* [Work required] Leave out the pictures, and write out exactly the lines from the beginning of the material to the line holding "(0,0) rectangle (859,1373);", that line included, and nothing else.
======== Given data
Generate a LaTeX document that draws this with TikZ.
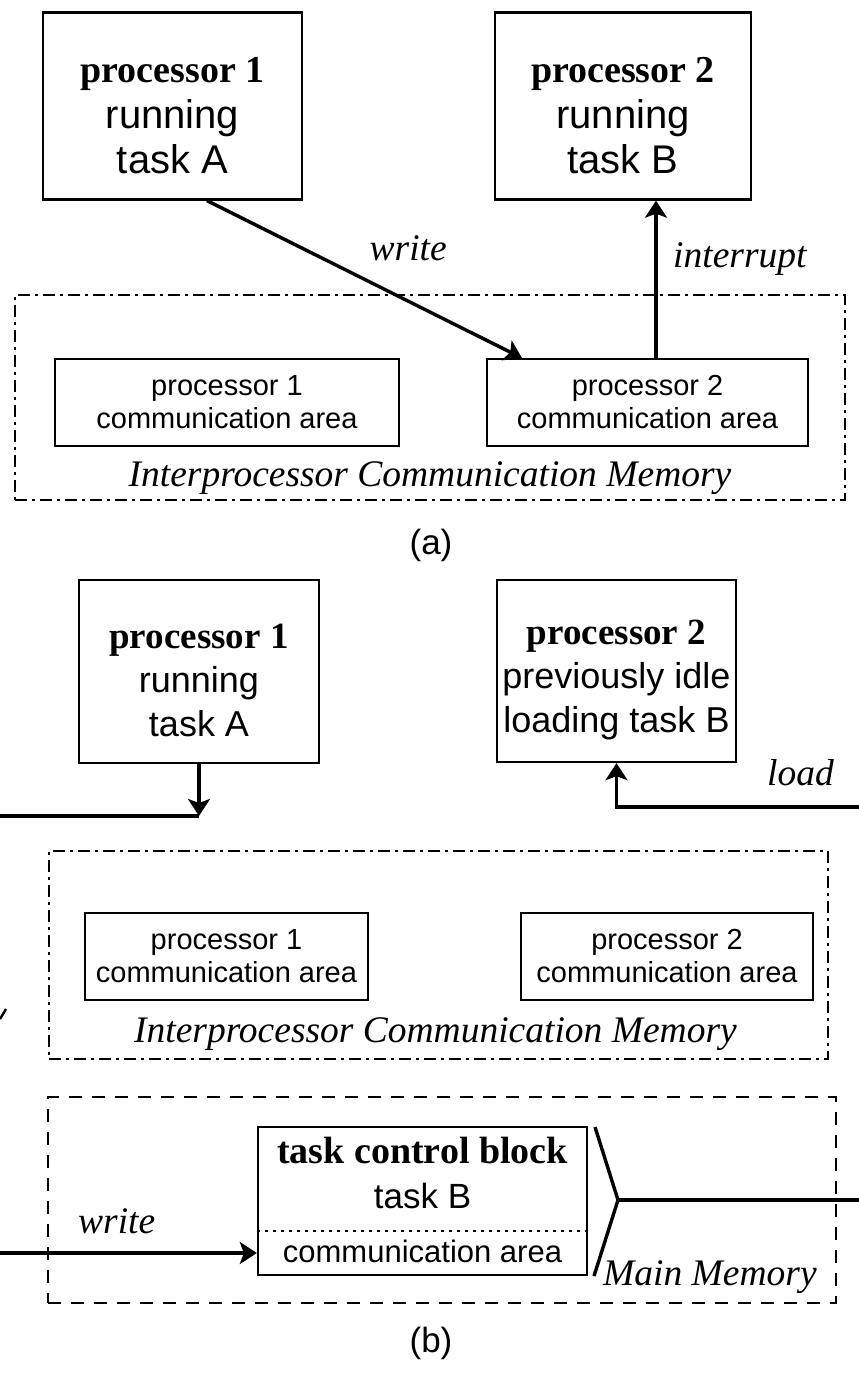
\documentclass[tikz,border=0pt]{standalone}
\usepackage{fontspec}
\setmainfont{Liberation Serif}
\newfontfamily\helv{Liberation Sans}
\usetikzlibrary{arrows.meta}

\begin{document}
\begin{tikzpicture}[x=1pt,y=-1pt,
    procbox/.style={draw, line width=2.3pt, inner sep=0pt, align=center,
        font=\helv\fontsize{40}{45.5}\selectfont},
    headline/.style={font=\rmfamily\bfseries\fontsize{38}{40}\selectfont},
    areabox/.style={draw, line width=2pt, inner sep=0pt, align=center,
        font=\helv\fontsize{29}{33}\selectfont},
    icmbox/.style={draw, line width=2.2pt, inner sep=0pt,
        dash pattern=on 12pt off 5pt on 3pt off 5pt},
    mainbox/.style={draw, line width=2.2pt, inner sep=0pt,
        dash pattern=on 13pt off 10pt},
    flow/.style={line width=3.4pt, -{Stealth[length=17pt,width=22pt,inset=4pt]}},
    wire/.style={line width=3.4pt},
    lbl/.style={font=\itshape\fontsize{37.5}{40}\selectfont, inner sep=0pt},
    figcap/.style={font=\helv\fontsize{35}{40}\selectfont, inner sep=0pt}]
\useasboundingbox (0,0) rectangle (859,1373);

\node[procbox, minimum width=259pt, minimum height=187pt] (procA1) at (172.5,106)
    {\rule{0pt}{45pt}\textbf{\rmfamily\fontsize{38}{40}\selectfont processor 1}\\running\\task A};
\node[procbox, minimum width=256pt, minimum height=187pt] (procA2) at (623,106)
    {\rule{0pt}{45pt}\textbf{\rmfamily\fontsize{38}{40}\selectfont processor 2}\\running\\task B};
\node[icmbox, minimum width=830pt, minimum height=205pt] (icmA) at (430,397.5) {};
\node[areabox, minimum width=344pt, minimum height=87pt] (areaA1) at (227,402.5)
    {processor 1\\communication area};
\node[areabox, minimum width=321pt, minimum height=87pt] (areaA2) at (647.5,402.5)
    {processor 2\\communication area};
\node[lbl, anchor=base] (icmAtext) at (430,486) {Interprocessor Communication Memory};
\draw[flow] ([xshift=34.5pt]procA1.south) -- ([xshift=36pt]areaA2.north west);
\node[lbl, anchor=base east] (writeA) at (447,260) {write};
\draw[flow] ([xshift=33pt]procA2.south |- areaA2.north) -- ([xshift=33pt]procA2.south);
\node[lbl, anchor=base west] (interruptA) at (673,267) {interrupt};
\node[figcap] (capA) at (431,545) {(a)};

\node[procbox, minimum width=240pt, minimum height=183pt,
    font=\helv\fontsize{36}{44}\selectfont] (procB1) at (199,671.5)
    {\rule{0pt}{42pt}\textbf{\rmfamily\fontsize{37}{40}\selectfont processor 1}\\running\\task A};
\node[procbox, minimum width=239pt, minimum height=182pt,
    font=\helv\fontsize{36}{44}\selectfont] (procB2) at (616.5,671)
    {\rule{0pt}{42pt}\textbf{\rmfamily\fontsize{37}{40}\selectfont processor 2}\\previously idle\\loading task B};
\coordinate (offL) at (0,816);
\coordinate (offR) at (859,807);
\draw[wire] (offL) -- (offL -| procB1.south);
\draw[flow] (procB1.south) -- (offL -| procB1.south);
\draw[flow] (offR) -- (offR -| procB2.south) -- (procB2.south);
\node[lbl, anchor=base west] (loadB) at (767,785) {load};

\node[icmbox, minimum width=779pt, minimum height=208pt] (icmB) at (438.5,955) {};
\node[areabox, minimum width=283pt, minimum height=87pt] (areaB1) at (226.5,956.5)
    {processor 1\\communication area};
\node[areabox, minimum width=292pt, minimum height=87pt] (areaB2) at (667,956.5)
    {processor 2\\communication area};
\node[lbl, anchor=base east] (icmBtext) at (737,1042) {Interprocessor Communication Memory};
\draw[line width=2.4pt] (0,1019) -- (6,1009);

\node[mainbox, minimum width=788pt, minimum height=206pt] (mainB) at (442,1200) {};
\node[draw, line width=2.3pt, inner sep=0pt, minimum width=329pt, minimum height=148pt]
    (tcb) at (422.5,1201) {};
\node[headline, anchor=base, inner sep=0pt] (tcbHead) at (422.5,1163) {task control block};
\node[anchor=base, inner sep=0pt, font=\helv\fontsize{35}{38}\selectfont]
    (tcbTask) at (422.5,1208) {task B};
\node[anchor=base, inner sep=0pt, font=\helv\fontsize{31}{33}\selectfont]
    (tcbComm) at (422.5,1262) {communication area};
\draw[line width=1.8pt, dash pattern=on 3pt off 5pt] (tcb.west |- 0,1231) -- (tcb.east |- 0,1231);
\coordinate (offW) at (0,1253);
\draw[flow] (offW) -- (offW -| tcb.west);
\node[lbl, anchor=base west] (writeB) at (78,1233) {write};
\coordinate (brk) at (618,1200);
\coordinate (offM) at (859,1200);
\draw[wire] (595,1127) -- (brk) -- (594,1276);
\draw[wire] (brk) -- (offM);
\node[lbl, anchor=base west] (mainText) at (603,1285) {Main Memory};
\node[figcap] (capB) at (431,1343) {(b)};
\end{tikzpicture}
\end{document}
================
* [Response]
Generate a LaTeX document that draws this with TikZ.
\documentclass[tikz,border=0pt]{standalone}
\usepackage{fontspec}
\setmainfont{Liberation Serif}
\newfontfamily\helv{Liberation Sans}
\usetikzlibrary{arrows.meta}

\begin{document}
\begin{tikzpicture}[x=1pt,y=-1pt,
    procbox/.style={draw, line width=2.3pt, inner sep=0pt, align=center,
        font=\helv\fontsize{40}{45.5}\selectfont},
    headline/.style={font=\rmfamily\bfseries\fontsize{38}{40}\selectfont},
    areabox/.style={draw, line width=2pt, inner sep=0pt, align=center,
        font=\helv\fontsize{29}{33}\selectfont},
    icmbox/.style={draw, line width=2.2pt, inner sep=0pt,
        dash pattern=on 12pt off 5pt on 3pt off 5pt},
    mainbox/.style={draw, line width=2.2pt, inner sep=0pt,
        dash pattern=on 13pt off 10pt},
    flow/.style={line width=3.4pt, -{Stealth[length=17pt,width=22pt,inset=4pt]}},
    wire/.style={line width=3.4pt},
    lbl/.style={font=\itshape\fontsize{37.5}{40}\selectfont, inner sep=0pt},
    figcap/.style={font=\helv\fontsize{35}{40}\selectfont, inner sep=0pt}]
\useasboundingbox (0,0) rectangle (859,1373);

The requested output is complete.